Distinguishing between living and non-living things is a fundamental challenge in biology. Scientists identify a set of shared characteristics that define all known forms of life. These attributes provide a framework for understanding the immense diversity of organisms on Earth, from the smallest bacteria to the largest whales. By observing these common features, researchers can classify and study how organisms persist and thrive in various environments.
Organized Structure
All living things exhibit a highly organized structure, beginning with the cell as their fundamental unit. A cell is the smallest entity capable of independent existence and performing life processes. Organisms can be unicellular, like bacteria, or multicellular, comprising many cells.
In multicellular organisms, cells are organized hierarchically. Similar cells form tissues, which combine to create organs, each with a specific function. Organs then cooperate within organ systems to carry out complex activities, such as digestion or circulation. This organization allows for specialized functions and increased complexity.
Energy Use
All living organisms constantly require and utilize energy to sustain life processes. This complex network of chemical reactions is known as metabolism. Metabolism involves both anabolic reactions, which build complex molecules, and catabolic reactions, which break down molecules to release energy.
Organisms obtain energy in various ways. Plants, for instance, capture light energy from the sun and convert it into chemical energy through photosynthesis. Animals and fungi acquire energy by consuming other organisms or organic matter, breaking down these substances through cellular respiration to fuel their activities.
Growth and Change
All living things undergo growth and development throughout their lifespan. Growth refers to an increase in size or the number of cells within an organism. For example, a single-celled bacterium grows by increasing its cell volume, while a multicellular animal grows by producing more cells.
Development encompasses a broader series of changes from an organism’s beginning until maturity. This includes cellular differentiation, where cells specialize for particular functions, and the formation of tissues and organs. A tree growing from a seedling to an adult, or a human infant developing into a mature adult, illustrates these processes.
Passing On Life
Reproduction is a fundamental process that enables living organisms to produce offspring, ensuring the continuation of their species. This involves transferring genetic material from parent to offspring, carrying life’s instructions. Two primary modes of reproduction exist.

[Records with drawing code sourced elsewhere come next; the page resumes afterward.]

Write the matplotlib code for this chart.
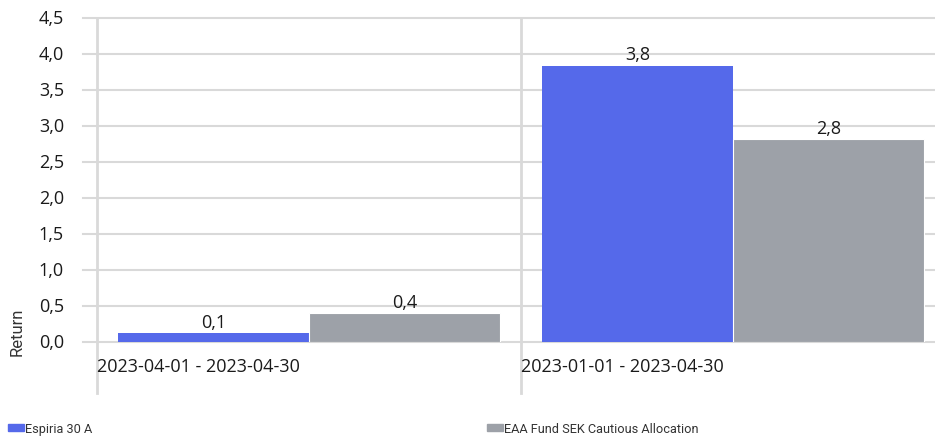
import matplotlib
matplotlib.use("Agg")
import matplotlib.pyplot as plt
import numpy as np

categories = ["2023-04-01 - 2023-04-30", "2023-01-01 - 2023-04-30"]
series_names = ["Espiria 30 A", "EAA Fund SEK Cautious Allocation"]
espiria = [0.12, 3.84]
eaa = [0.40, 2.82]
yticks = [0.0, 0.5, 1.0, 1.5, 2.0, 2.5, 3.0, 3.5, 4.0, 4.5]
colors = ["#5569EA", "#9DA1A8"]

W, H = 935, 439
fig = plt.figure(figsize=(W / 100, H / 100), dpi=100)
ax_l, ax_r, ax_b, ax_t = 97, 945, 343, 19
ax = fig.add_axes([ax_l / W, 1 - ax_b / H, (ax_r - ax_l) / W, (ax_b - ax_t) / H])
ax.set_xlim(0, len(categories))
ax.set_ylim(0, 4.5)

numfont = dict(family=["Open Sans", "DejaVu Sans"], size=13, color="#1a1a1a")
grid_c = "#d9d9d9"

x = np.arange(len(categories)) + 0.5
w = 0.45
b1 = ax.bar(x - w / 2, espiria, w, color=colors[0], zorder=3)
b2 = ax.bar(x + w / 2, eaa, w, color=colors[1], edgecolor="white", linewidth=0.8, zorder=3)

for bars, vals in ((b1, espiria), (b2, eaa)):
    for r, v in zip(bars, vals):
        s = f"{int(v * 10) / 10:.1f}".replace(".", ",")
        ax.text(r.get_x() + r.get_width() / 2, v + 0.03, s, ha="center", va="bottom", **numfont)

ext = 14 / (ax_r - ax_l)
for t in yticks:
    ax.axhline(t, xmin=-ext, xmax=1, color=grid_c, lw=1.5, zorder=1, clip_on=False)
    ax.text(-33 / (ax_r - ax_l), t, f"{t:.1f}".replace(".", ","), transform=ax.get_yaxis_transform(),
            ha="right", va="center", **numfont)

below = (394 - ax_b) / (ax_b - ax_t)
for i in range(len(categories) + 1):
    ax.axvline(i, ymin=-below, ymax=1, color=grid_c, lw=2, zorder=2, clip_on=False)

for i, c in enumerate(categories):
    ax.text(i + 0.0, -0.33, c, ha="left", va="center", **numfont)

ax.set_xticks([])
ax.set_yticks([])
for s in ax.spines.values():
    s.set_visible(False)

legfont = dict(family=["Roboto", "DejaVu Sans"], size=9.2, color="#333333")
fig.text(17 / W, 1 - 332 / H, "Return", rotation=90, ha="center", va="center",
         family=["Roboto", "DejaVu Sans"], size=12, color="#333333")

for (lx, name, col) in ((8, series_names[0], colors[0]), (487, series_names[1], colors[1])):
    fig.patches.append(plt.Rectangle((lx / W, 1 - 432 / H), 16 / W, 7 / H, transform=fig.transFigure,
                                     color=col))
    fig.text((lx + 17) / W, 1 - 430 / H, name, ha="left", va="center", **legfont)

fig.savefig("out.png", dpi=100)
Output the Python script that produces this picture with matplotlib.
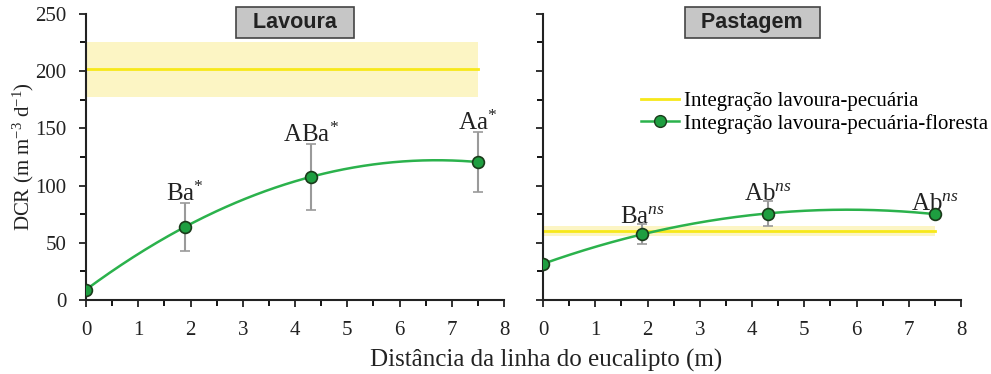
import matplotlib
matplotlib.use('Agg')
import matplotlib.pyplot as plt
import numpy as np
from matplotlib.ticker import MultipleLocator

# Distance from eucalyptus row (m)
dist = np.array([0, 1.9, 4.3, 7.5])

# DCR, crop (Lavoura) and pasture (Pastagem)
lav_ilpf = np.array([9, 64, 107.5, 120.5])
lav_err = np.array([0, 21, 29, 26.5])
lav_labels = ['', 'Ba$^{*}$', 'ABa$^{*}$', 'Aa$^{*}$']
lav_ilp_mean = 201.5
lav_ilp_sd = 24

pas_ilpf = np.array([31.5, 57.5, 75.5, 75])
pas_err = np.array([0, 8.5, 11, 2])
pas_labels = ['', 'Ba$^{ns}$', 'Ab$^{ns}$', 'Ab$^{ns}$']
pas_ilp_mean = 60.5
pas_ilp_sd = 4.5

plt.rcParams['font.family'] = 'Liberation Serif'
plt.rcParams['mathtext.fontset'] = 'custom'
plt.rcParams['mathtext.rm'] = 'Liberation Serif'
plt.rcParams['mathtext.it'] = 'Liberation Serif:italic'

GREEN = '#2bb24c'
MARK = '#1e9e40'
YELLOW = '#f7e81a'
BAND = '#fcf5c4'
INK = '#222222'

fig = plt.figure(figsize=(9.91, 3.74), dpi=100)
ax1 = fig.add_axes([0.0868, 0.198, 0.4218, 0.765])
ax2 = fig.add_axes([0.548, 0.198, 0.4218, 0.765])


def draw_panel(ax, y, err, labels, mean, sd, title):
    ax.fill_between([dist[0], dist[-1]], mean - sd, mean + sd, color=BAND, lw=0, zorder=1)
    ax.plot([dist[0], dist[-1]], [mean, mean], color=YELLOW, lw=2, zorder=2)
    # quadratic trend through the means
    coef = np.polyfit(dist, y, 2)
    xs = np.linspace(dist[0], dist[-1], 200)
    ax.plot(xs, np.polyval(coef, xs), color=GREEN, lw=1.8, zorder=3)
    ax.errorbar(dist, y, yerr=err, fmt='none', ecolor='#9a9a9a', elinewidth=1.5,
                capsize=3.5, capthick=1.2, zorder=4)
    ax.plot(dist, y, 'o', color=MARK, mec='#1a3a1a', mew=1.2, ms=8.5, zorder=5)
    for xi, yi, ei, lab in zip(dist, y, err, labels):
        if lab:
            ax.annotate(lab, (xi, yi + ei), xytext=(0, 1), textcoords='offset points',
                        ha='center', va='baseline', fontsize=18, color=INK)
    ax.text(4, 242.5, '  ' + title + '  ', ha='center', va='center', fontsize=15.5,
            fontweight='bold', family='Liberation Sans', color=INK,
            bbox=dict(boxstyle='square,pad=0.22', fc='#c6c6c6', ec='#444444', lw=1.2))

    ax.set_xlim(0, 8)
    ax.set_ylim(0, 250)
    ax.xaxis.set_major_locator(MultipleLocator(1))
    ax.xaxis.set_minor_locator(MultipleLocator(0.5))
    ax.yaxis.set_major_locator(MultipleLocator(50))
    ax.yaxis.set_minor_locator(MultipleLocator(25))
    ax.tick_params(which='major', direction='out', length=5, width=1.3, labelsize=15, colors=INK)
    ax.tick_params(which='minor', direction='out', length=4, width=1.3)
    ax.tick_params(axis='x', which='major', pad=10)
    ax.tick_params(axis='y', which='major', pad=9)
    ax.spines['top'].set_visible(False)
    ax.spines['right'].set_visible(False)
    for s in ('left', 'bottom'):
        ax.spines[s].set_linewidth(1.5)
        ax.spines[s].set_color(INK)


draw_panel(ax1, lav_ilpf, lav_err, lav_labels, lav_ilp_mean, lav_ilp_sd, 'Lavoura')
draw_panel(ax2, pas_ilpf, pas_err, pas_labels, pas_ilp_mean, pas_ilp_sd, 'Pastagem')
ax2.tick_params(axis='y', labelleft=False)

ax1.set_ylabel('DCR (m m$^{-3}$ d$^{-1}$)', fontsize=15, color=INK)
ax1.yaxis.set_label_coords(-0.12, 0.5)
fig.text(0.551, 0.036, 'Distância da linha do eucalipto (m)', ha='center', va='center',
         fontsize=18, color=INK)

# legend on the pasture panel
h_ilp = plt.Line2D([], [], color=YELLOW, lw=2)
h_ilpf = plt.Line2D([], [], color=GREEN, lw=1.8, marker='o', mfc=MARK, mec='#1a3a1a', ms=8.5)
ax2.legend([h_ilp, h_ilpf], ['Integração lavoura-pecuária', 'Integração lavoura-pecuária-floresta'],
           loc='upper left', bbox_to_anchor=(0.235, 0.728), frameon=False, fontsize=15,
           handlelength=1.8, handletextpad=0.25, labelspacing=0.12, borderaxespad=0,
           borderpad=0)

fig.savefig('out.png', dpi=100)
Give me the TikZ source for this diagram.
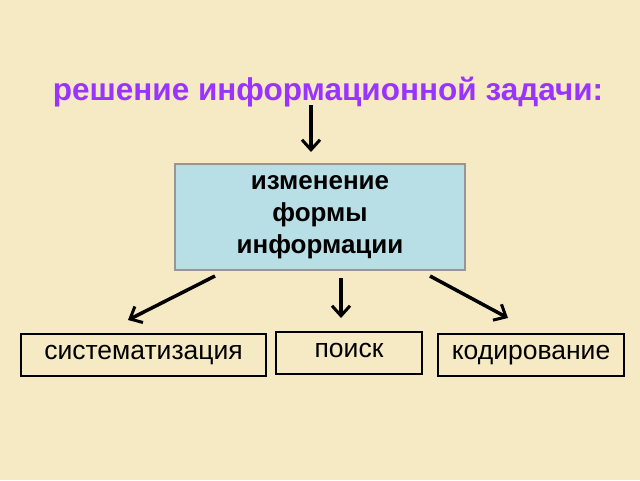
\documentclass[tikz,border=0pt]{standalone}
\usepackage{fontspec}
\setmainfont{Liberation Sans}
\usetikzlibrary{arrows.meta}
\begin{document}
\begin{tikzpicture}[x=1pt,y=-1pt,
  arr/.style={line width=3.5pt,-{Straight Barb[length=10pt,width=18pt,line width=3pt]}},
  lbox/.style={draw=black,line width=1.8pt,minimum height=42pt,inner sep=0pt,font=\fontsize{26.5}{28}\selectfont}]
\fill[fill={rgb,255:red,246;green,234;blue,196}] (0,0) rectangle (640,480);
\useasboundingbox (0,0) rectangle (640,480);
\node[font=\bfseries\fontsize{31.5}{34}\selectfont,text={rgb,255:red,153;green,51;blue,255}] (t) at (328,92) {решение информационной задачи:};
\node[draw={rgb,255:red,150;green,150;blue,150},line width=1.5pt,fill={rgb,255:red,185;green,223;blue,230},minimum width=290pt,minimum height=106pt,align=center,font=\bfseries\fontsize{26}{32}\selectfont] (b) at (320,217) {изменение\\формы\\информации};
\node[lbox,minimum width=245pt] (s) at (143.5,355) {систематизация};
\node[lbox,minimum width=146pt,anchor=north] (p) at (349,331) {\raisebox{6pt}{поиск}};
\node[lbox,minimum width=186pt] (k) at (531,355) {кодирование};
\coordinate (a0) at (311,105); \coordinate (a1) at (311,152);
\draw[arr] (a0) -- (a1);
\coordinate (l0) at (215,276); \coordinate (l1) at (128,320);
\draw[arr] (l0) -- (l1);
\coordinate (m0) at (341,278); \coordinate (m1) at (341,318);
\draw[arr] (m0) -- (m1);
\coordinate (r0) at (430,276); \coordinate (r1) at (508,318);
\draw[arr] (r0) -- (r1);
\end{tikzpicture}
\end{document}
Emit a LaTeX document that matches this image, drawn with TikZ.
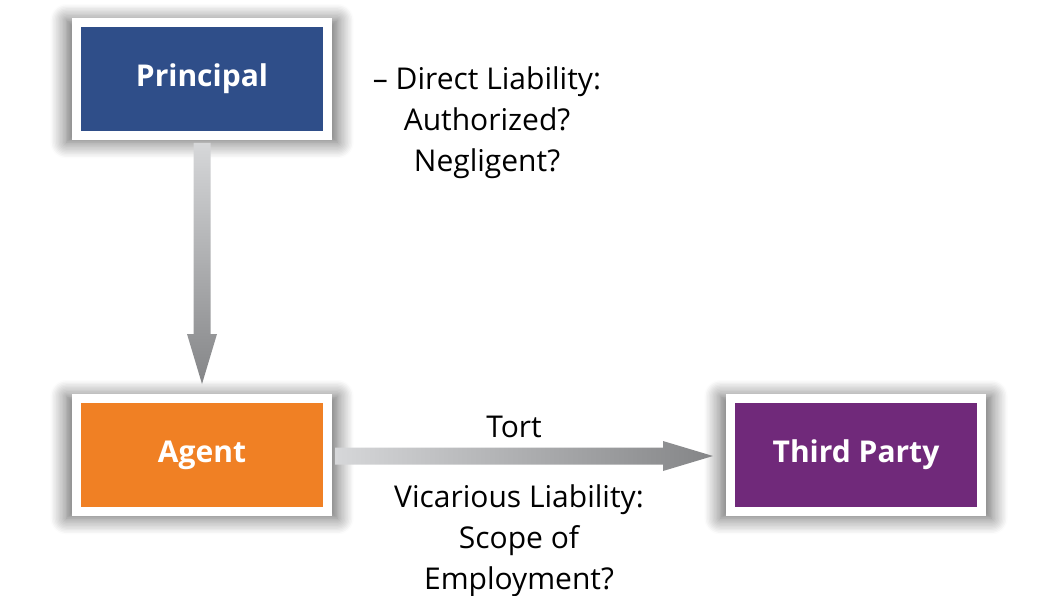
\documentclass[tikz,border=0pt]{standalone}
\usepackage{fontspec}
\setmainfont{Open Sans}
\usetikzlibrary{shapes,arrows,positioning,calc,shadows.blur}

\definecolor{principalblue}{RGB}{47,78,137}
\definecolor{agentorange}{RGB}{240,128,36}
\definecolor{thirdpurple}{RGB}{112,41,122}
\definecolor{arrowlight}{RGB}{214,215,217}
\definecolor{arrowdark}{RGB}{132,133,135}

\begin{document}
\begin{tikzpicture}[x=1pt,y=-1pt,node distance=376pt]

\tikzstyle{party} = [rectangle, minimum width=251pt, minimum height=113pt, text centered, draw=white, line width=9pt, text=white, font=\fontsize{30}{36}\selectfont\bfseries, blur shadow={shadow xshift=0pt, shadow yshift=-2pt, shadow blur radius=15pt, shadow scale=1.08, shadow opacity=62, shadow blur steps=12}]
\tikzstyle{liability} = [align=center, font=\fontsize{30}{41}\selectfont]

\useasboundingbox (0,0) rectangle (1048,596);

\node (principal) [party, fill=principalblue] at (202,79) {Principal};
\node (agent) [party, fill=agentorange, below of=principal] {Agent};
\node (thirdparty) [party, fill=thirdpurple, right of=agent, xshift=278pt] {Third Party};

\node (direct) [liability] at (487,123) {-- Direct Liability:\\ Authorized?\\ Negligent?};
\node (tort) [liability] at (514,427) {Tort};
\node (vicarious) [liability] at (519,541) {Vicarious Liability:\\ Scope of\\ Employment?};

% block arrows between the parties
\coordinate (vtop) at ($(principal.south)+(0,3)$);
\coordinate (vtip) at ($(agent.north)+(0,-10)$);
\shade[top color=arrowlight, bottom color=arrowdark] ($(vtop)+(-8.5,0)$) -- ($(vtip)+(-8.5,-50)$) -- ($(vtip)+(-15,-50)$) -- (vtip) -- ($(vtip)+(15,-50)$) -- ($(vtip)+(8.5,-50)$) -- ($(vtop)+(8.5,0)$) -- cycle;

\coordinate (hstart) at ($(agent.east)+(3,1)$);
\coordinate (htip) at ($(thirdparty.west)+(-13,1)$);
\shade[left color=arrowlight, right color=arrowdark] ($(hstart)+(0,-8.5)$) -- ($(htip)+(-50,-8.5)$) -- ($(htip)+(-50,-15)$) -- (htip) -- ($(htip)+(-50,15)$) -- ($(htip)+(-50,8.5)$) -- ($(hstart)+(0,8.5)$) -- cycle;

\end{tikzpicture}
\end{document}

Asexual reproduction involves a single parent producing genetically identical offspring, common in bacteria, fungi, and some plants. Sexual reproduction typically involves two parents contributing genetic material to create offspring genetically distinct from either parent. This genetic variation, facilitated by DNA recombination, provides raw material for adaptation and evolution.
Reacting to Surroundings
Living things detect and respond to stimuli from their internal and external environments. A stimulus is any change that triggers a reaction. These responses are important for survival, enabling organisms to adapt to changing conditions and maintain stable internal states.
Examples include plants growing towards a light source (phototropism) to maximize energy absorption. Animals often withdraw from painful stimuli or seek shelter from extreme temperatures. Organisms also maintain stable internal conditions, such as body temperature or blood sugar levels, through the process called homeostasis.